The media’s coverage of men’s and women’s sport has also been a site of contestation. Women’s sport makes up just 7% of all coverage. This can be seen as negative in terms of failing to raise the public profile of women’s sport, but also suggests a perceived lack of return on the part of media companies. The four weeks of the Olympics and Paralympics do bring a more equal representation of sport along gender lines and the equality of the event is reflected the coverage; male and female achievements are recognised and celebrated equally. The commercial nature of the media is perhaps the biggest barrier to achieving a more equal coverage. With the largest audiences being drawn in by male football and rugby, broadcasting companies are going to invest more in providing detailed coverage of these sports.

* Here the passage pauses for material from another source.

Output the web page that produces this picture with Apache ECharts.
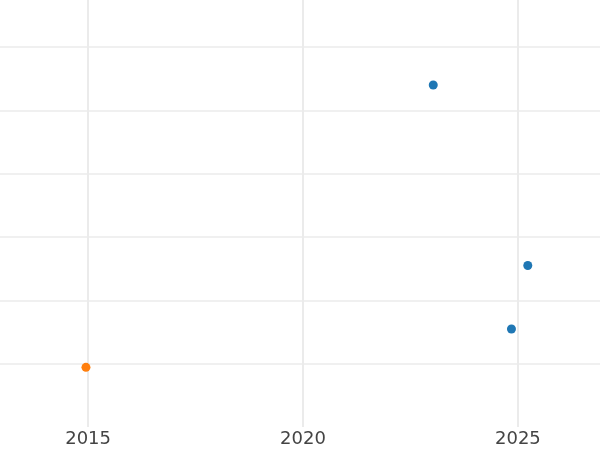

It is easy to look on gender equality in sport pessimistically but, over recent years, real strides have been made towards increasing equality. Since the 1970s, there has been a massive shift in the perception of female sports. There are more opportunities, there is less discrimination. Across the board there is greater public appreciation for female athletic performance. Specifically, targeted campaigns such as Sport England’s “This Girl Can” are working effectively to increase the number of women involved in sport. The scheme looks to encourage women to engage in physical activity by sharing inspirational stories of both grassroots and international athletes in an attempt to help women “overcome the fear of judgement” that is restricting participation. Whilst the number of women participating in sport in Britain is still lower than men – 7.01 million to 8.73 million – the rate at which women are taking up sport is increasing more rapidly.
Yes, some beliefs about female participation in sport remain negative. For the most part, however, participation at a grassroots level, as well as performance at an elite level, is becoming equal across genders.